No man is the wiser for his learning it may administer matter to work in, or objects to work upon but wit and wisdom are born with a man.
About This Quote
John Selden (1584–1654), an English jurist, antiquary, and Member of Parliament, was famed in his lifetime as much for his conversation as for his scholarship. Many of his most quoted remarks survive not from formal treatises but from table-talk—observations recorded by others after his death. This saying reflects a common early modern distinction between “learning” (book knowledge acquired through study) and “wisdom” or “wit” (judgment, practical intelligence, and native capacity). In Selden’s milieu—where humanist education was prized but also criticized for pedantry—such a remark functions as a caution against mistaking erudition for sound judgment.
Interpretation
Selden argues that learning, by itself, does not make a person wiser. Study can supply raw materials—facts, examples, “objects to work upon”—but the ability to use them well depends on an inborn faculty: wit and wisdom.
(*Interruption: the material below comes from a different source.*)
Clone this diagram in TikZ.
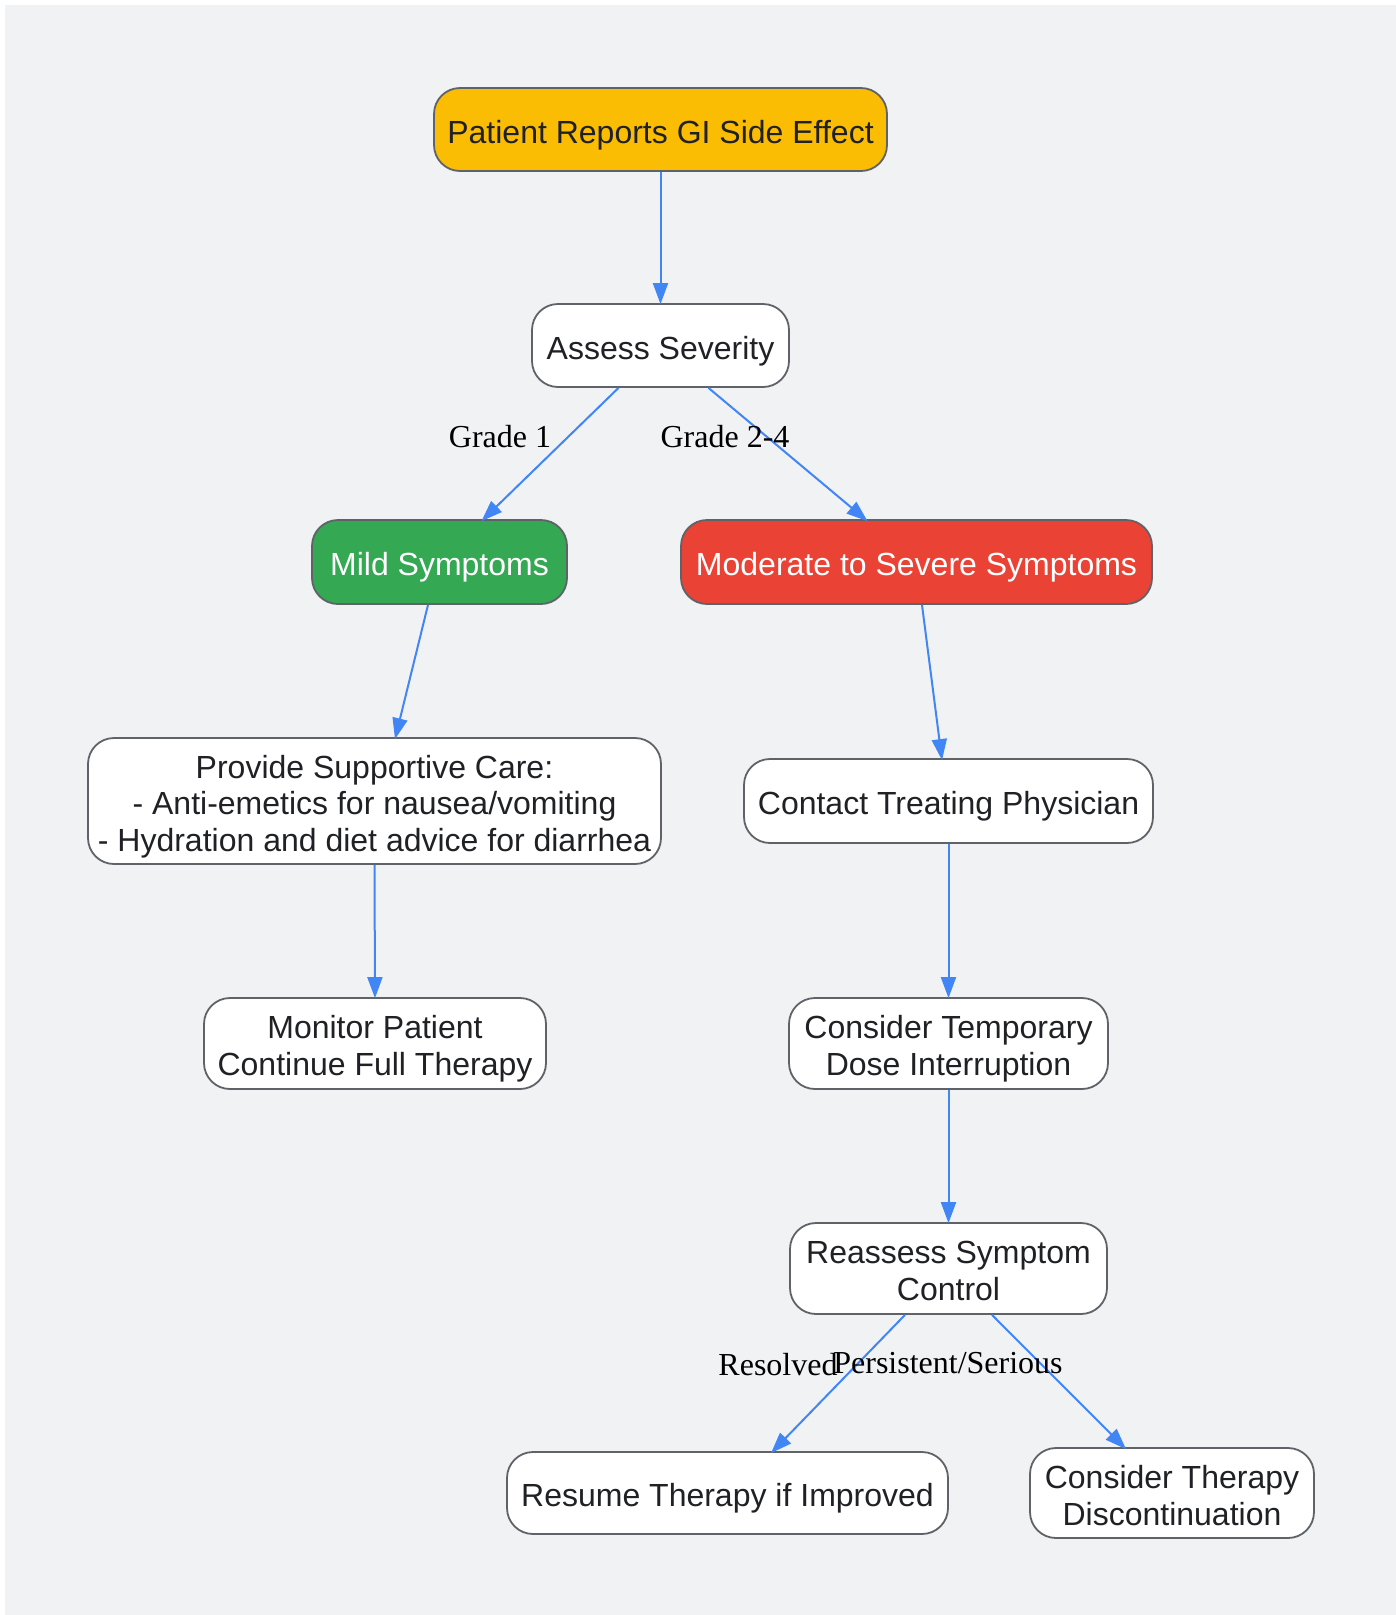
\documentclass[tikz,border=0pt]{standalone}
\usepackage{fontspec}
\setmainfont{Liberation Sans}
\newfontfamily\labelfont{Liberation Serif}
\usetikzlibrary{arrows.meta}
\definecolor{bg}{HTML}{F1F2F4}
\definecolor{bord}{HTML}{5F6368}
\definecolor{txt}{HTML}{202124}
\definecolor{ylw}{HTML}{FBBC04}
\definecolor{grn}{HTML}{34A853}
\definecolor{rd}{HTML}{EA4335}
\definecolor{arrblue}{HTML}{4285F4}
\newcommand\tline[1]{\rule[-4.6pt]{0pt}{36.6pt}\smash{#1}}
\lineskiplimit=-10pt
\tikzset{
  box/.style={draw=bord, line width=1.8pt, rounded corners=26pt, fill=white,
    text=txt, align=center, inner sep=0pt,
    font=\fontsize{32}{36.6}\selectfont},
  arr/.style={draw=arrblue, line width=2pt, -{Triangle[length=21pt,width=15pt]}},
  elabel/.style={font=\labelfont\fontsize{32}{36}\selectfont, text=black, inner sep=0pt}
}
\begin{document}
\begin{tikzpicture}[x=1pt,y=-1pt]
\useasboundingbox (0,0) rectangle (1396,1615);
\fill[bg] (5,5) rectangle (1396,1615);

\node[box, fill=ylw, minimum width=453pt, minimum height=83pt] (start) at (660.5,129.5) {\tline{Patient Reports GI Side Effect}};
\node[box, minimum width=257pt, minimum height=83pt] (as) at (660.5,345.5) {\tline{Assess Severity}};
\node[box, fill=grn, text=white, minimum width=255pt, minimum height=84pt] (mild) at (439.5,562) {\tline{Mild Symptoms}};
\node[box, fill=rd, text=white, minimum width=471pt, minimum height=84pt] (mod) at (916.5,562) {\tline{Moderate to Severe Symptoms}};
\node[box, minimum width=573pt, minimum height=126pt] (care) at (374.5,801) {\tline{Provide Supportive Care:}\\\tline{- Anti-emetics for nausea/vomiting}\\\tline{- Hydration and diet advice for diarrhea}};
\node[box, minimum width=409pt, minimum height=84pt] (phys) at (948.5,801) {\tline{Contact Treating Physician}};
\node[box, minimum width=342pt, minimum height=91pt] (mon) at (375,1043.5) {\tline{Monitor Patient}\\\tline{Continue Full Therapy}};
\node[box, minimum width=319pt, minimum height=91pt] (temp) at (948.5,1043.5) {\tline{Consider Temporary}\\\tline{Dose Interruption}};
\node[box, minimum width=317pt, minimum height=91pt] (reas) at (948.5,1268.5) {\tline{Reassess Symptom}\\\tline{Control}};
\node[box, minimum width=441pt, minimum height=82pt] (res) at (727.5,1493) {\tline{Resume Therapy if Improved}};
\node[box, minimum width=284pt, minimum height=90pt] (disc) at (1172,1493) {\tline{Consider Therapy}\\\tline{Discontinuation}};

\draw[arr] (start.south) -- ([yshift=-1pt]as.north);
\draw[arr] ([xshift=-42pt]as.south) -- ([xshift=42pt,yshift=-2pt]mild.north);
\draw[arr] ([xshift=48pt]as.south) -- ([xshift=-49pt,yshift=-2pt]mod.north);
\draw[arr] ([xshift=-11.5pt]mild.south) -- ([xshift=20.5pt,yshift=-2pt]care.north);
\draw[arr] ([xshift=5.5pt]mod.south) -- ([xshift=-6.5pt,yshift=-2pt]phys.north);
\draw[arr] (care.south) -- ([yshift=-1pt]mon.north);
\draw[arr] (phys.south) -- ([yshift=-1pt]temp.north);
\draw[arr] (temp.south) -- ([yshift=-1pt]reas.north);
\draw[arr] ([xshift=-43.5pt]reas.south) -- ([xshift=43.5pt,yshift=-2pt]res.north);
\draw[arr] ([xshift=43.5pt]reas.south) -- ([xshift=-46pt,yshift=-2pt]disc.north);

\node[elabel] (l1) at (500,437) {Grade 1};
\node[elabel] (l2) at (725,437) {Grade 2-4};
\node[elabel] (l3) at (778,1365) {Resolved};
\node[elabel] (l4) at (948,1363) {Persistent/Serious};
\end{tikzpicture}
\end{document}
The point is not anti-intellectual; it acknowledges the utility of education while insisting that judgment is a separate quality. The quote critiques pedantry and the mere accumulation of knowledge, implying that true wisdom lies in discernment, proportion, and the capacity to apply learning to life. It also reflects a broader early modern skepticism about whether education can fundamentally change character or native ability.
Source
John Selden, "Table-Talk" (posthumously published from notes by Richard Milward); commonly cited under the topic "Learning."